Craig Wright, the self-proclaimed Satoshi Nakamoto — the pseudonymous creator of Bitcoin is now claiming that he was the hacker of bitcoin exchange Mt. Gox in 2011, which resulted in the loss of 79,956 BTC, today worth over $750 million.
A letter sent by Wright’s law firm SCA Ontier to Blockstream on June 12, 2020, alleges that he has control over the two mentioned bitcoin addresses. One of them is the one that received the stolen BTC from Mt.Gox.
“Just so we’re clear, Craig Wright has just openly admitted (via his lawyers) to be the guy that stole 80k BTC from Mtgox. The screenshots below show the court documents indicating the “1Feex” address is where the stolen Mtgox funds were sent,” said Monero developer Riccardo Spagni.

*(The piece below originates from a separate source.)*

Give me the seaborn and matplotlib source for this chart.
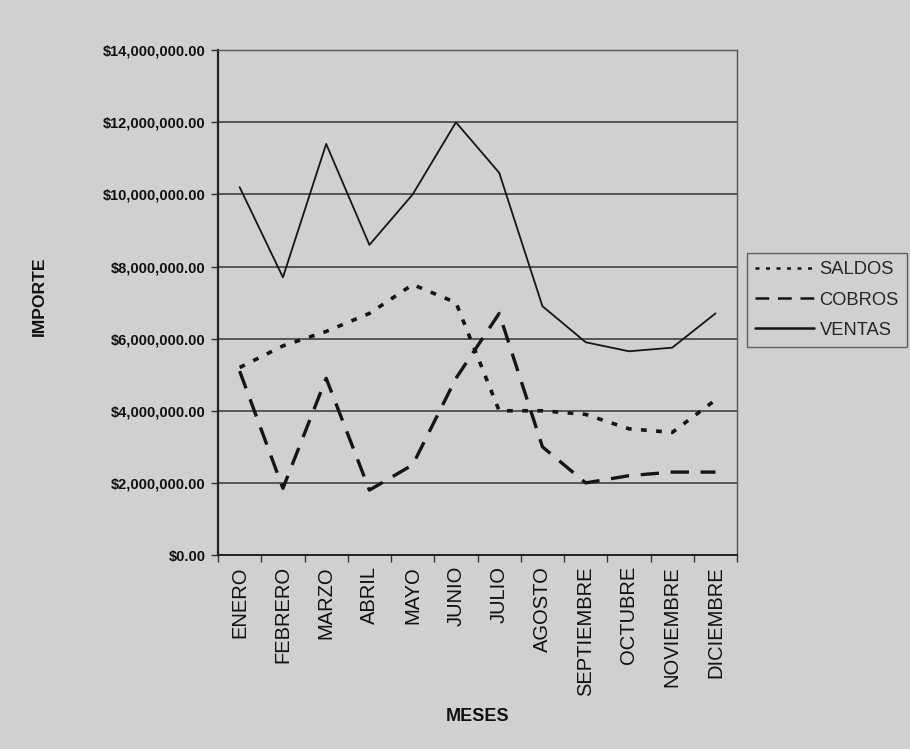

Everyone who lost money in Mt. Gox now has license to sue Craig Wright for their losses. https://t.co/NV03RGFgnu
— Vake (@vakeraj) June 12, 2020
Mt. Gox CEO Mark Karpeles also confirmed this. Recently, Japan’s high court upheld a lower court’s decision that he was guilty of manipulating electronic data in this hack but not embezzlement which he called “unfortunate.”
“The 1Feex address contains ~80k BTC stolen from MtGox in March 2011. Craig Wright is claiming to have been in control of this address until recently, admitting legal liability for damages and interest?” said Kareples.
The 1Feex address contains ~80k BTC stolen from MtGox in March 2011. Craig Wright is claiming to have been in control of this address until recently, admitting legal liability for damages and interest?https://t.co/vWGF871c16
— Mark Karpelès (@MagicalTux) June 12, 2020
The bitcoin address contains 79,956.55 BTC which are currently unspent. This is not even the first time that Craig tried to claim the Mt.Gox hack addresses as his own. Back in 2018, bitcoin security firm Wizsec debunked it in its report “Kleiman v Craig Wright: The bitcoins that never were.”
According to Wright’s lawyer’s letter, the encrypted file and related information of these addresses were stolen during a hack on Wright’s computer in February 2020.
And they want Blockstream “responsible for the Bitcoin Core blockchain” to do something about it because they “have duties in relation to transactions on that blockchain in circumstances where you have notice of the interests involved, including in particular avoiding illegitimate transactions being entered on the blockchain.”